Know your Price Points -- Make a list or mental note of the average, non-sale prices of your list of items. This way you'll know what a truly good deal is. Set a limit for yourself. For example, I won't pay more than .25 for deodorant. I know that I can still get name brand products (reg. priced at $4.00) for less than a quarter, so why pay full price when I can use that extra $3.75 towards my organic produce budget.

Organize your Stockpile -- It wasn't until I went through and organized our stockpile pantry that I realized we have 17 toothpastes, 9 deodorants, 12 razors, 24 shampoos/conditioners, etc. (I am pleased to say I got most of it for FREE.) Now that I have a clear picture of what we have or what we need, there is no pressure to keep an eye on those sales. If, though, I happen to see something that would be completely free out-of-pocket I will still pick it up. I plan on donating ALOT to the shelters this year! Having everything organized makes it accessible and gives you a clear picture of what you could use more of.
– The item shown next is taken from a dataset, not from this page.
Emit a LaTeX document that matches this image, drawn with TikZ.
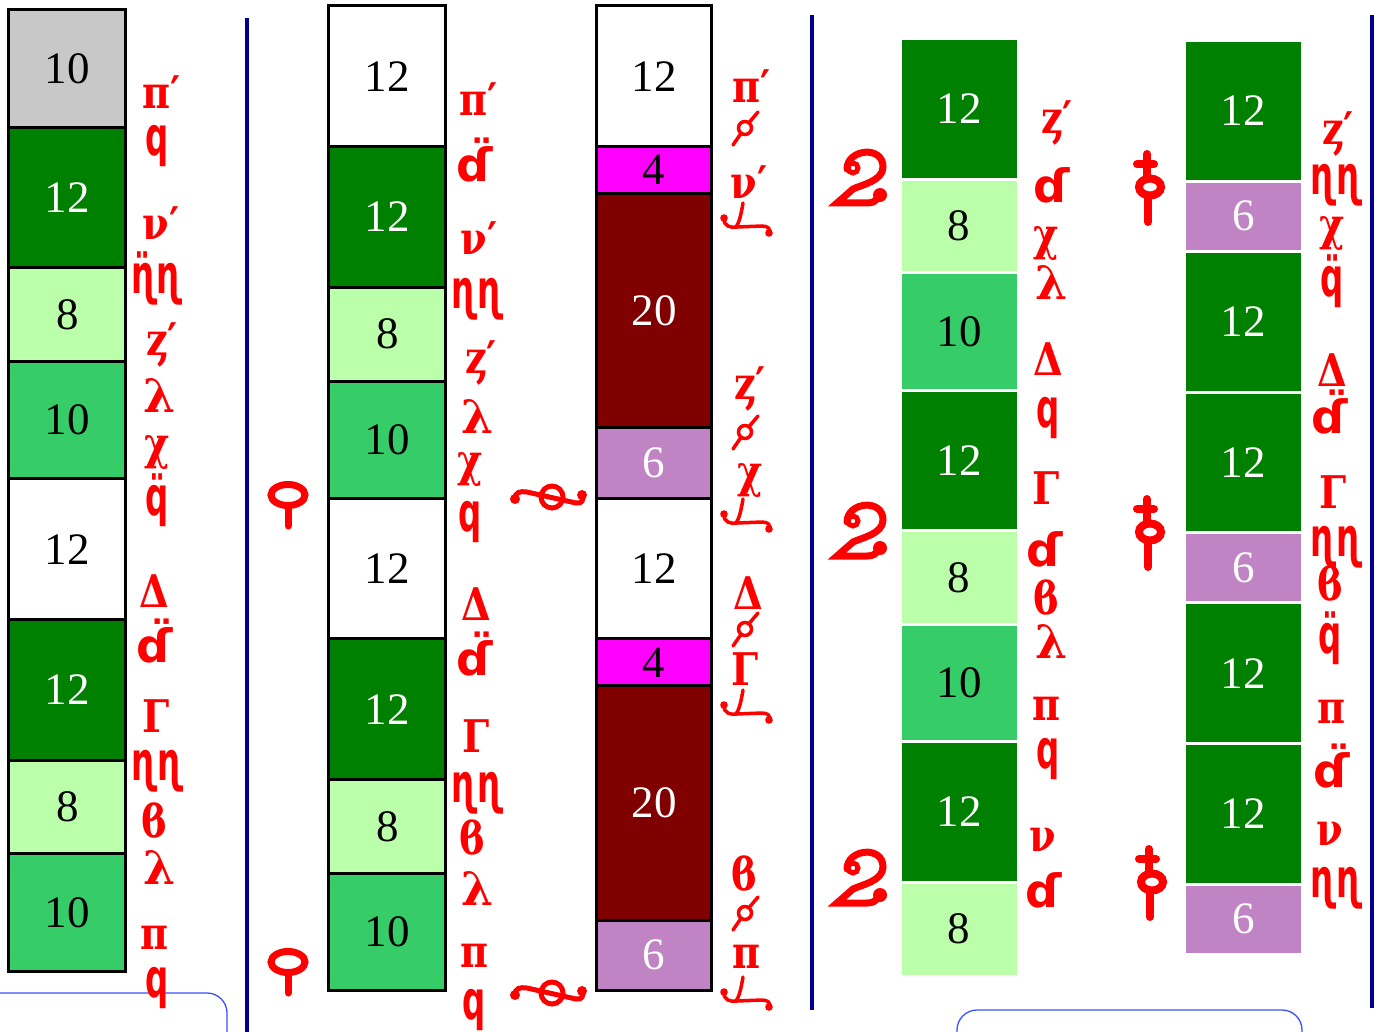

Give Up Being Brand Loyal -- I'll admit, I'm a "brand-snob" when it comes to a few things, but I've learned that it's OK to branch out and try a new brand. Since I've been able to try new brands for barely any money out-of-pocket, I've discovered that there isn't always a big difference in the products... sometimes there is, but a lot of times the only real difference is the price. If you can get it for cheap or free, branch out a little and give it a try.

Invest in a Second Freezer -- Recently I was able to get bags/boxes of frozen veggies for less than .25 a piece. Stocking up on these was a no-brainer and thank goodness for my extra freezer space! Not only is it a great investment, you can use the extra freezer space to store freezer meals. Often times I'll make a double-batch of mini pancakes and freeze them - no need to purchase boxes of frozen pancakes made with white flour. Since many items freeze well and for several months, this extra space is a perfect way to stockpile more perishable things.

Rotate your Stockpile - It's important to move fresh, new items to the back of the pantry so you can use up what will be the first to expire. It won't do you any good to stockpile if you let the items go bad.

Cook from your Stockpile - When stockpiling food make sure you use it. This will ensure that nothing goes bad and you will save that money on groceries.

Use the Seasonal Sales to your Advantage -- Stockpiling becomes an art when you are savvy about when you buy the items. Throughout the year you'll notice that stores promote certain items to make room for new items.

Here are just a few examples of seasonal sales you can be taking advantage of:

  • January - Christmas items are on clearance as well as Superbowl promotions, which includes chips, soda, etc. (you know, all that bad stuff). It's also New Year's, which means exercise equipment might be at it's lowest price (New Year's resolutions). This month is also a good time to get winter clothes and other "White Sales" will offer great deals on bedding, etc.
  • February - Valentine's Day candy and houseware items seem to be at their lowest prices. Look for major winter clothes clearance and think about stocking up on winter clothes for the kids in next year's sizes.
  • March - The beginning of Spring brings good deals on gardening supplies and spring apparel. March is also National Frozen Food month so you'll find steals in the frozen aisle at your grocery store.
  • April - Easter brings grocery deals on ham, eggs, beans, etc. "Easter" apparel is also on sale just before and after this holiday.
  • May - As the seasons shift, many people head outdoors for BBQs. Expect to find a lot of grilling items on sale through July 4th. Around Cinco de Mayo you'll find Mexican-related food items on sale. Also, spring cleaning items will be a good bargain.
  • June - Summer clothes are coming in so watch for bargains there. Also, June is National Dairy Month so expect to see milk, yogurt, cheese, and ice cream for rock-bottom prices.
  • July - Fourth of July sales, back-to-school sales, and summer fun all hits the ads this month.
  • August - Back-to-school sales are huge this month... lots of lunchbox-friendly food items. Keep an eye on the summer, outdoor items because these will likely be on clearance.
  • September - A good time to buy office and school supplies... most will be on clearance. Baby items seem to be on sale in Sept. as well as Labor Day food items.
  • October - With Halloween, comes decent deals on candy and costumes. Waiting until you are closer to the end of the month will bring the best deals.
  • November - Thanksgiving food items and baking items will be on sale this month. Black Friday (the day after Thanksgiving) offers the "biggest" advertised deals of the deals.
  • December - Lots of good sales in December... baking items, toys, gifts, outerwear, party supplies, etc. And don't forget the day after Christmas sale when you can stock up on wrapping paper and gifts for next year.